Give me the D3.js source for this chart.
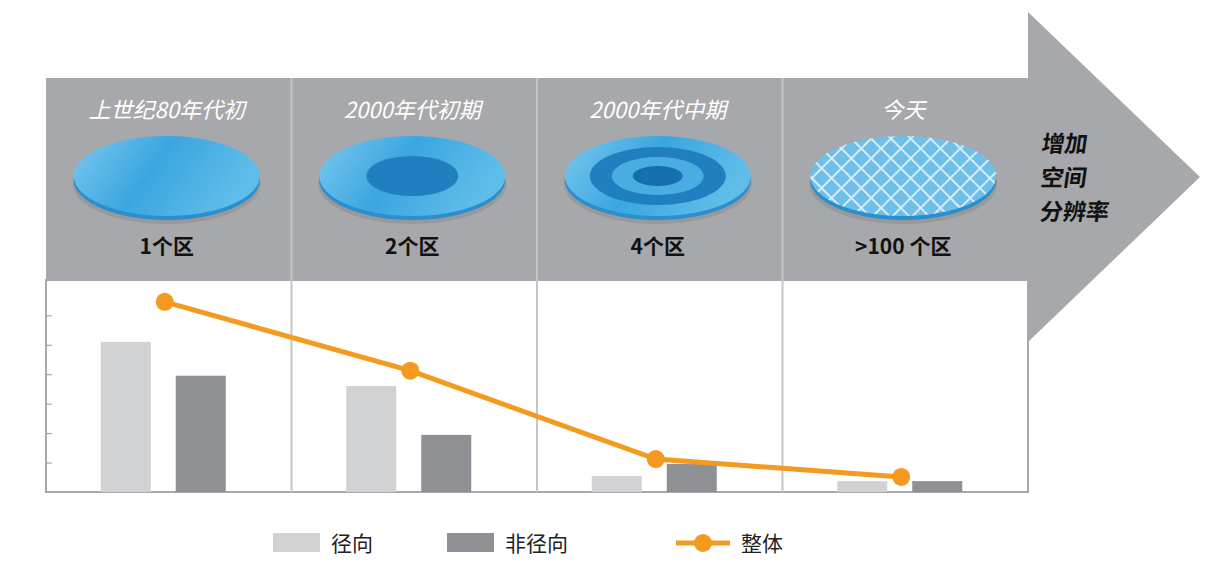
<!DOCTYPE html>
<html><head><meta charset="utf-8">
<script src="https://cdn.jsdelivr.net/npm/d3@7"></script>
<style>body{margin:0;background:#fff}svg{display:block}</style>
</head><body>
<svg id="c" width="1210" height="562"></svg>
<script>
const eras = ["上世纪80年代初", "2000年代初期", "2000年代中期", "今天"];
const zones = ["1个区", "2个区", "4个区", ">100 个区"];
const radial = [5.1, 3.6, 0.54, 0.37];
const nonRadial = [3.95, 1.94, 0.95, 0.37];
const overall = [6.46, 4.12, 1.12, 0.51];
const yTicks = [1, 2, 3, 4, 5, 6];

const svg = d3.select("#c");
const defs = svg.append("defs");
const plotL = 46, plotR = 1028, plotT = 280, base = 492;

const x = d3.scaleBand().domain(eras).range([plotL, plotR]);
const y = d3.scaleLinear().domain([0, 7.2]).range([base, plotT]);

// arrow band
svg.append("path")
  .attr("d", `M${plotL},78 L1028,78 L1028,12 L1200,177 L1028,342 L1028,280 L${plotL},280 Z`)
  .attr("fill", "#a7a8ab");

// disc gradients
const g1 = defs.append("linearGradient").attr("id", "disc").attr("x1", 0).attr("x2", 1).attr("y1", 0).attr("y2", 0.3);
g1.append("stop").attr("offset", 0).attr("stop-color", "#7cc8ee");
g1.append("stop").attr("offset", 0.5).attr("stop-color", "#3aa6e0");
g1.append("stop").attr("offset", 1).attr("stop-color", "#60bde9");
const pat = defs.append("pattern").attr("id", "grid").attr("width", 14).attr("height", 14)
  .attr("patternUnits", "userSpaceOnUse").attr("patternTransform", "rotate(45)");
pat.append("rect").attr("width", 14).attr("height", 14).attr("fill", "#d4ecf9");
pat.append("rect").attr("x", 1).attr("y", 1).attr("width", 12).attr("height", 12).attr("fill", "#6fbfe8");

const cx = i => x(eras[i]) + x.bandwidth() / 2 - 2;
eras.forEach((e, i) => {
  const c = cx(i), cy = 176;
  svg.append("ellipse").attr("cx", c).attr("cy", cy + 8).attr("rx", 94).attr("ry", 40).attr("fill", "#8f9093").attr("opacity", 0.6);
  svg.append("ellipse").attr("cx", c).attr("cy", cy + 4).attr("rx", 93).attr("ry", 40).attr("fill", "#2a8fcc");
  svg.append("ellipse").attr("cx", c).attr("cy", cy).attr("rx", 93).attr("ry", 40).attr("fill", i === 3 ? "url(#grid)" : "url(#disc)");
  if (i === 1) svg.append("ellipse").attr("cx", c).attr("cy", cy).attr("rx", 46).attr("ry", 20).attr("fill", "#1f7fbf");
  if (i === 2) {
    svg.append("ellipse").attr("cx", c).attr("cy", cy).attr("rx", 68).attr("ry", 29).attr("fill", "#1f7fbf");
    svg.append("ellipse").attr("cx", c).attr("cy", cy).attr("rx", 46).attr("ry", 19).attr("fill", "#49ade2");
    svg.append("ellipse").attr("cx", c).attr("cy", cy).attr("rx", 25).attr("ry", 10).attr("fill", "#156fae");
  }
  svg.append("text").attr("x", c).attr("y", 118).attr("text-anchor", "middle")
    .attr("font-family", "Noto Sans CJK SC").attr("font-style", "italic").attr("font-size", 22)
    .attr("fill", "#fff").text(e);
  svg.append("text").attr("x", c).attr("y", 254).attr("text-anchor", "middle")
    .attr("font-family", "Noto Sans CJK SC").attr("font-weight", "bold").attr("font-size", 21)
    .attr("fill", "#111").text(zones[i]);
});

["增加", "空间", "分辨率"].forEach((t, i) => {
  svg.append("text").attr("x", 1040).attr("y", 152 + i * 34)
    .attr("font-family", "Noto Sans CJK SC").attr("font-weight", "bold")
    .attr("font-size", 23).attr("fill", "#111").attr("transform", `skewX(-8)`).attr("dx", 22 + i * 4).text(t);
});

// plot frame
svg.append("rect").attr("x", plotL).attr("y", plotT).attr("width", plotR - plotL).attr("height", base - plotT)
  .attr("fill", "#fff").attr("stroke", "#a7a8ab").attr("stroke-width", 2);
eras.slice(1).forEach(e => {
  svg.append("line").attr("x1", x(e)).attr("x2", x(e)).attr("y1", 78).attr("y2", base)
    .attr("stroke", "#c4c5c7").attr("stroke-width", 2);
});
svg.append("g").attr("transform", `translate(${plotL},0)`)
  .call(d3.axisLeft(y).tickValues(yTicks).tickSize(6).tickFormat(""))
  .call(g => g.select(".domain").remove())
  .selectAll("line").attr("stroke", "#999").attr("transform", "translate(6,0)");

// bars
const bw = 50;
svg.selectAll(".r").data(radial).join("rect").attr("class", "r")
  .attr("x", (d, i) => cx(i) - 66).attr("y", d => y(d)).attr("width", bw).attr("height", d => base - y(d)).attr("fill", "#d1d2d3");
svg.selectAll(".n").data(nonRadial).join("rect").attr("class", "n")
  .attr("x", (d, i) => cx(i) + 9).attr("y", d => y(d)).attr("width", bw).attr("height", d => base - y(d)).attr("fill", "#8f9093");

// line
const pts = overall.map((d, i) => [cx(i) - 2, y(d)]);
svg.append("path").attr("d", d3.line()(pts)).attr("fill", "none").attr("stroke", "#f39a1f").attr("stroke-width", 5);
svg.selectAll(".p").data(pts).join("circle").attr("class", "p").attr("cx", d => d[0]).attr("cy", d => d[1]).attr("r", 9).attr("fill", "#f39a1f");

// legend
const font = "Noto Sans CJK SC";
const lg = svg.append("g");
lg.append("rect").attr("x", 273).attr("y", 533).attr("width", 47).attr("height", 19).attr("fill", "#d1d2d3");
lg.append("text").attr("x", 331).attr("y", 551).attr("font-family", font).attr("font-size", 21).attr("fill", "#222").text("径向");
lg.append("rect").attr("x", 447).attr("y", 533).attr("width", 47).attr("height", 19).attr("fill", "#8f9093");
lg.append("text").attr("x", 505).attr("y", 551).attr("font-family", font).attr("font-size", 21).attr("fill", "#222").text("非径向");
lg.append("line").attr("x1", 676).attr("x2", 730).attr("y1", 543).attr("y2", 543).attr("stroke", "#f39a1f").attr("stroke-width", 5);
lg.append("circle").attr("cx", 703).attr("cy", 543).attr("r", 9).attr("fill", "#f39a1f");
lg.append("text").attr("x", 741).attr("y", 551).attr("font-family", font).attr("font-size", 21).attr("fill", "#222").text("整体");
</script>
</body></html>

§ §

Problem details :: Return the whole listing, word for word, and leave out every picture.

Answer for the task ::
Give me the D3.js source for this chart.
<!DOCTYPE html>
<html><head><meta charset="utf-8">
<script src="https://cdn.jsdelivr.net/npm/d3@7"></script>
<style>body{margin:0;background:#fff}svg{display:block}</style>
</head><body>
<svg id="c" width="1210" height="562"></svg>
<script>
const eras = ["上世纪80年代初", "2000年代初期", "2000年代中期", "今天"];
const zones = ["1个区", "2个区", "4个区", ">100 个区"];
const radial = [5.1, 3.6, 0.54, 0.37];
const nonRadial = [3.95, 1.94, 0.95, 0.37];
const overall = [6.46, 4.12, 1.12, 0.51];
const yTicks = [1, 2, 3, 4, 5, 6];

const svg = d3.select("#c");
const defs = svg.append("defs");
const plotL = 46, plotR = 1028, plotT = 280, base = 492;

const x = d3.scaleBand().domain(eras).range([plotL, plotR]);
const y = d3.scaleLinear().domain([0, 7.2]).range([base, plotT]);

// arrow band
svg.append("path")
  .attr("d", `M${plotL},78 L1028,78 L1028,12 L1200,177 L1028,342 L1028,280 L${plotL},280 Z`)
  .attr("fill", "#a7a8ab");

// disc gradients
const g1 = defs.append("linearGradient").attr("id", "disc").attr("x1", 0).attr("x2", 1).attr("y1", 0).attr("y2", 0.3);
g1.append("stop").attr("offset", 0).attr("stop-color", "#7cc8ee");
g1.append("stop").attr("offset", 0.5).attr("stop-color", "#3aa6e0");
g1.append("stop").attr("offset", 1).attr("stop-color", "#60bde9");
const pat = defs.append("pattern").attr("id", "grid").attr("width", 14).attr("height", 14)
  .attr("patternUnits", "userSpaceOnUse").attr("patternTransform", "rotate(45)");
pat.append("rect").attr("width", 14).attr("height", 14).attr("fill", "#d4ecf9");
pat.append("rect").attr("x", 1).attr("y", 1).attr("width", 12).attr("height", 12).attr("fill", "#6fbfe8");

const cx = i => x(eras[i]) + x.bandwidth() / 2 - 2;
eras.forEach((e, i) => {
  const c = cx(i), cy = 176;
  svg.append("ellipse").attr("cx", c).attr("cy", cy + 8).attr("rx", 94).attr("ry", 40).attr("fill", "#8f9093").attr("opacity", 0.6);
  svg.append("ellipse").attr("cx", c).attr("cy", cy + 4).attr("rx", 93).attr("ry", 40).attr("fill", "#2a8fcc");
  svg.append("ellipse").attr("cx", c).attr("cy", cy).attr("rx", 93).attr("ry", 40).attr("fill", i === 3 ? "url(#grid)" : "url(#disc)");
  if (i === 1) svg.append("ellipse").attr("cx", c).attr("cy", cy).attr("rx", 46).attr("ry", 20).attr("fill", "#1f7fbf");
  if (i === 2) {
    svg.append("ellipse").attr("cx", c).attr("cy", cy).attr("rx", 68).attr("ry", 29).attr("fill", "#1f7fbf");
    svg.append("ellipse").attr("cx", c).attr("cy", cy).attr("rx", 46).attr("ry", 19).attr("fill", "#49ade2");
    svg.append("ellipse").attr("cx", c).attr("cy", cy).attr("rx", 25).attr("ry", 10).attr("fill", "#156fae");
  }
  svg.append("text").attr("x", c).attr("y", 118).attr("text-anchor", "middle")
    .attr("font-family", "Noto Sans CJK SC").attr("font-style", "italic").attr("font-size", 22)
    .attr("fill", "#fff").text(e);
  svg.append("text").attr("x", c).attr("y", 254).attr("text-anchor", "middle")
    .attr("font-family", "Noto Sans CJK SC").attr("font-weight", "bold").attr("font-size", 21)
    .attr("fill", "#111").text(zones[i]);
});

["增加", "空间", "分辨率"].forEach((t, i) => {
  svg.append("text").attr("x", 1040).attr("y", 152 + i * 34)
    .attr("font-family", "Noto Sans CJK SC").attr("font-weight", "bold")
    .attr("font-size", 23).attr("fill", "#111").attr("transform", `skewX(-8)`).attr("dx", 22 + i * 4).text(t);
});

// plot frame
svg.append("rect").attr("x", plotL).attr("y", plotT).attr("width", plotR - plotL).attr("height", base - plotT)
  .attr("fill", "#fff").attr("stroke", "#a7a8ab").attr("stroke-width", 2);
eras.slice(1).forEach(e => {
  svg.append("line").attr("x1", x(e)).attr("x2", x(e)).attr("y1", 78).attr("y2", base)
    .attr("stroke", "#c4c5c7").attr("stroke-width", 2);
});
svg.append("g").attr("transform", `translate(${plotL},0)`)
  .call(d3.axisLeft(y).tickValues(yTicks).tickSize(6).tickFormat(""))
  .call(g => g.select(".domain").remove())
  .selectAll("line").attr("stroke", "#999").attr("transform", "translate(6,0)");

// bars
const bw = 50;
svg.selectAll(".r").data(radial).join("rect").attr("class", "r")
  .attr("x", (d, i) => cx(i) - 66).attr("y", d => y(d)).attr("width", bw).attr("height", d => base - y(d)).attr("fill", "#d1d2d3");
svg.selectAll(".n").data(nonRadial).join("rect").attr("class", "n")
  .attr("x", (d, i) => cx(i) + 9).attr("y", d => y(d)).attr("width", bw).attr("height", d => base - y(d)).attr("fill", "#8f9093");

// line
const pts = overall.map((d, i) => [cx(i) - 2, y(d)]);
svg.append("path").attr("d", d3.line()(pts)).attr("fill", "none").attr("stroke", "#f39a1f").attr("stroke-width", 5);
svg.selectAll(".p").data(pts).join("circle").attr("class", "p").attr("cx", d => d[0]).attr("cy", d => d[1]).attr("r", 9).attr("fill", "#f39a1f");

// legend
const font = "Noto Sans CJK SC";
const lg = svg.append("g");
lg.append("rect").attr("x", 273).attr("y", 533).attr("width", 47).attr("height", 19).attr("fill", "#d1d2d3");
lg.append("text").attr("x", 331).attr("y", 551).attr("font-family", font).attr("font-size", 21).attr("fill", "#222").text("径向");
lg.append("rect").attr("x", 447).attr("y", 533).attr("width", 47).attr("height", 19).attr("fill", "#8f9093");
lg.append("text").attr("x", 505).attr("y", 551).attr("font-family", font).attr("font-size", 21).attr("fill", "#222").text("非径向");
lg.append("line").attr("x1", 676).attr("x2", 730).attr("y1", 543).attr("y2", 543).attr("stroke", "#f39a1f").attr("stroke-width", 5);
lg.append("circle").attr("cx", 703).attr("cy", 543).attr("r", 9).attr("fill", "#f39a1f");
lg.append("text").attr("x", 741).attr("y", 551).attr("font-family", font).attr("font-size", 21).attr("fill", "#222").text("整体");
</script>
</body></html>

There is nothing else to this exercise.